I hope to be putting together an audio system soon and use monoblock amps. I am interested in surround, but my listening habits are about 80% music 20% TV/DVD.

I have listened to 5 channel surround systems and have been unimpressed by the presentation of the sound. That is to say, the air around instruments, the sound staging, the fine details. Adding a center channel in the front and back seems to make the sound stage yell "I am the LEFT, I am the CENTER, I am the RIGHT", instead of a natural round centered image.

So, I'm looking at a 4 channel system instead: right, left, back right, back left. IT would seem to me that you could reproduce a center channel in the rear and front with equal volume between the two sides and reproduce sides with equal volume between the front left/front back and front right/back right. Couldn't you cause sound to rotate around you by simply changing these levels, instead of surrounding yourself in speakers?

What will i gain and loose by going 4 channel only instead of spending the money on 8 full range speakers and amps.

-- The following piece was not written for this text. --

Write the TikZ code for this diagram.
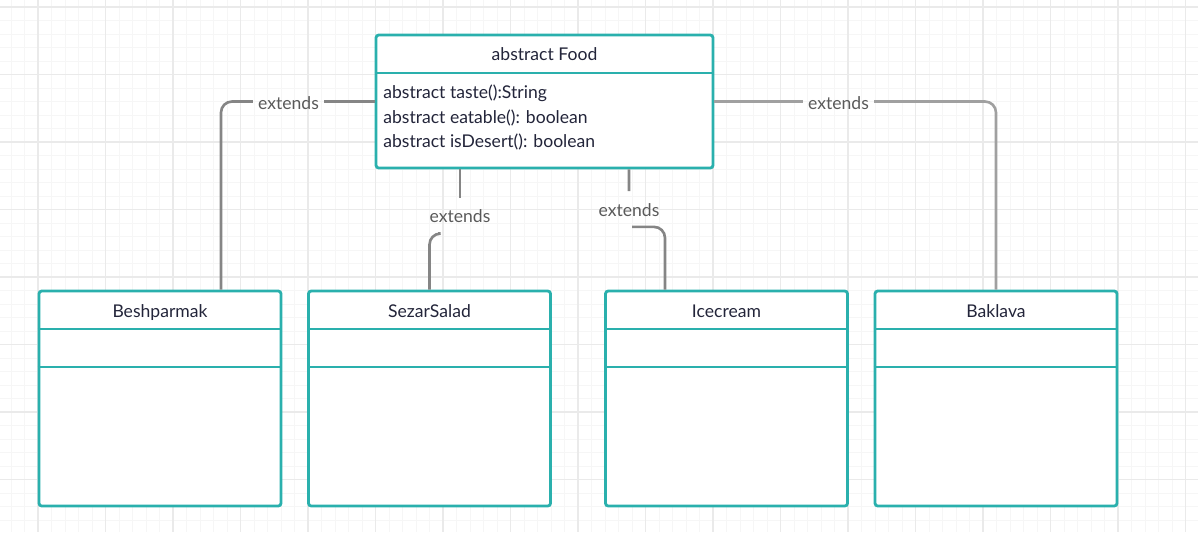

I'm looking at Red Dragon amps and MBL speakers so if i can avoid getting 4 pairs of everything :0

Thoughts?
 
I have listened to 5 channel surround systems and have been unimpressed by the presentation of the sound. That is to say, the air around instruments, the sound staging, the fine details. Adding a center channel in the front and back seems to make the sound stage yell "I am the LEFT, I am the CENTER, I am the RIGHT", instead of a natural round centered image.
Then the setup was faulty. Adding a center channel (with a discrete source) will do the exact opposite of what you describe. I cannot speak much for the center rear since there are very few sources with discrete info for such a channel. My advice is to get a better demo.

Kal
 
I run my whole system through a Tate II using a vintage quad receiver. It does a bangup job on TV broadcasts and stereo DVDs as well as 2 channel and mono music of all kinds. For DVD-A, SACD, and 5.1 DVDs I added a separate stereo receiver run in mono mode with 2 small speakers run as a pair for the center channel.
 
After hearing a presentation for DTS-HD in 7.1, I can clearly understand the benefits of adding the extra 2 at the rear, and moving the "traditional" Ls/Rs further around, making the additions Lm/Rm.
The balance is a lot better.
Although to play devils advocate with myself, if the Ls/Rs are correctly sited there is no problem.
And also it has been hard enough getting Joe & Jane Sixpack to go for 5 speakers - getting them to add in 7 or 9 is going to be futile, and probably a gimmick to try & sell BRD/HD DVD.